_TASK OBJECTIVE_
Extract word for word the lines of the listing from its start to the line holding "g.grid_line_width = 1.4", both ends kept; pictures are not part of the copy.

_DATASET EXTRACT_
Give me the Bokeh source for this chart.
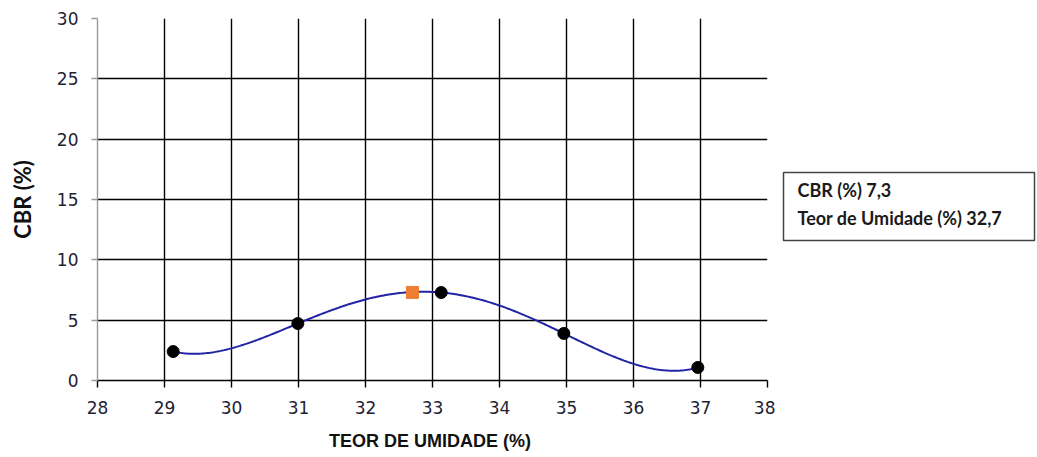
import numpy as np
from bokeh.plotting import figure
from bokeh.models import Label, FixedTicker, BoxAnnotation
from bokeh.layouts import row
from bokeh.embed import file_html
from bokeh.resources import INLINE

# data
umidade = [29.13, 30.99, 33.13, 34.96, 36.96]
cbr = [2.4, 4.72, 7.29, 3.9, 1.08]
umid_otima = 32.7
cbr_max = 7.3
x_ticks = [28, 29, 30, 31, 32, 33, 34, 35, 36, 37, 38]
y_ticks = [0, 5, 10, 15, 20, 25, 30]

W1, W2, H = 775, 261, 456
p = figure(width=W1, height=H, x_range=(28, 38), y_range=(0, 30),
           output_backend="svg", toolbar_location=None,
           min_border_left=97, min_border_right=W1 - 767,
           min_border_top=18, min_border_bottom=H - 380)
p.outline_line_color = None
p.background_fill_color = "white"
p.border_fill_color = "white"

# grid
p.xgrid.ticker = FixedTicker(ticks=x_ticks)
p.ygrid.ticker = FixedTicker(ticks=y_ticks)
for g in (p.xgrid, p.ygrid):
    g.grid_line_color = "black"
    g.grid_line_width = 1.4

# axes
p.xaxis.ticker = FixedTicker(ticks=x_ticks)
p.yaxis.ticker = FixedTicker(ticks=y_ticks)
p.xaxis.axis_label = "TEOR DE UMIDADE  (%)"
p.yaxis.axis_label = "CBR (%)"
for ax in (p.xaxis[0], p.yaxis[0]):
    ax.major_label_text_font = "DejaVu Sans"
    ax.major_label_text_font_size = "17px"
    ax.major_label_text_color = "#222233"
    ax.axis_label_text_font_style = "bold"
    ax.axis_label_text_color = "#111111"
    ax.minor_tick_line_color = None
    ax.major_tick_in = 0
    ax.major_tick_out = 7
p.xaxis.axis_line_color = "black"
p.xaxis.axis_line_width = 1.4
p.xaxis.major_tick_line_color = "black"
p.xaxis.major_tick_line_width = 1.4
p.xaxis.major_label_standoff = 13
p.xaxis.axis_label_standoff = 14
p.xaxis.axis_label_text_font = "Liberation Sans"
p.xaxis.axis_label_text_font_size = "18px"
p.yaxis.axis_line_color = "#9a9a9a"
p.yaxis.axis_line_width = 1.4
p.yaxis.major_tick_line_color = "#9a9a9a"
p.yaxis.major_tick_line_width = 1.4
p.yaxis.major_tick_out = 6
p.yaxis.major_label_standoff = 13
p.yaxis.axis_label_standoff = 18
p.yaxis.axis_label_text_font = "Lato"
p.yaxis.axis_label_text_font_size = "22px"

# polynomial trendline (order 4) through the measured points
coef = np.polyfit(umidade, cbr, 4)
xs = np.linspace(min(umidade), max(umidade), 300)
p.line(xs, np.polyval(coef, xs), line_color="#2323A6", line_width=2)

p.scatter(umidade, cbr, marker="circle", size=12, fill_color="black", line_color="black")
p.scatter([umid_otima], [cbr_max], marker="square", size=12,
          fill_color="#ED7D31", line_color="#ED7D31")

# side panel holding the result box; its frame lines up with the chart frame
q = figure(width=W2, height=H, x_range=(0, W2), y_range=(0, 30),
           output_backend="svg", toolbar_location=None,
           x_axis_type=None, y_axis_type=None,
           min_border_left=0, min_border_right=0, min_border_top=0, min_border_bottom=0)
q.outline_line_color = None
q.xgrid.visible = False
q.ygrid.visible = False
q.background_fill_color = "white"
q.border_fill_color = "white"

box = BoxAnnotation(left=8, right=259, bottom=11.6, top=17.24,
                    fill_color=None, line_color="#444444",
                    line_alpha=1.0, line_width=1.5)
q.add_layout(box)

txt = "CBR (%) " + f"{cbr_max:.1f}".replace(".", ",") + "\nTeor de Umidade (%) " + f"{umid_otima:.1f}".replace(".", ",")
lab = Label(x=9, y=H - 248, x_units="screen", y_units="screen",
            text=txt, text_font="Lato", text_font_style="bold",
            text_font_size="18px", text_color="#1a1a1a", text_line_height=1.3,
            text_align="left", text_baseline="top",
            border_line_color=None, background_fill_color=None,
            padding=(13, 6, 6, 6))
q.add_layout(lab)

layout = row(p, q, spacing=0)
open("out.html", "w").write(file_html(layout, INLINE))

_EXERCISE OUTPUT_
Give me the Bokeh source for this chart.
import numpy as np
from bokeh.plotting import figure
from bokeh.models import Label, FixedTicker, BoxAnnotation
from bokeh.layouts import row
from bokeh.embed import file_html
from bokeh.resources import INLINE

# data
umidade = [29.13, 30.99, 33.13, 34.96, 36.96]
cbr = [2.4, 4.72, 7.29, 3.9, 1.08]
umid_otima = 32.7
cbr_max = 7.3
x_ticks = [28, 29, 30, 31, 32, 33, 34, 35, 36, 37, 38]
y_ticks = [0, 5, 10, 15, 20, 25, 30]

W1, W2, H = 775, 261, 456
p = figure(width=W1, height=H, x_range=(28, 38), y_range=(0, 30),
           output_backend="svg", toolbar_location=None,
           min_border_left=97, min_border_right=W1 - 767,
           min_border_top=18, min_border_bottom=H - 380)
p.outline_line_color = None
p.background_fill_color = "white"
p.border_fill_color = "white"

# grid
p.xgrid.ticker = FixedTicker(ticks=x_ticks)
p.ygrid.ticker = FixedTicker(ticks=y_ticks)
for g in (p.xgrid, p.ygrid):
    g.grid_line_color = "black"
    g.grid_line_width = 1.4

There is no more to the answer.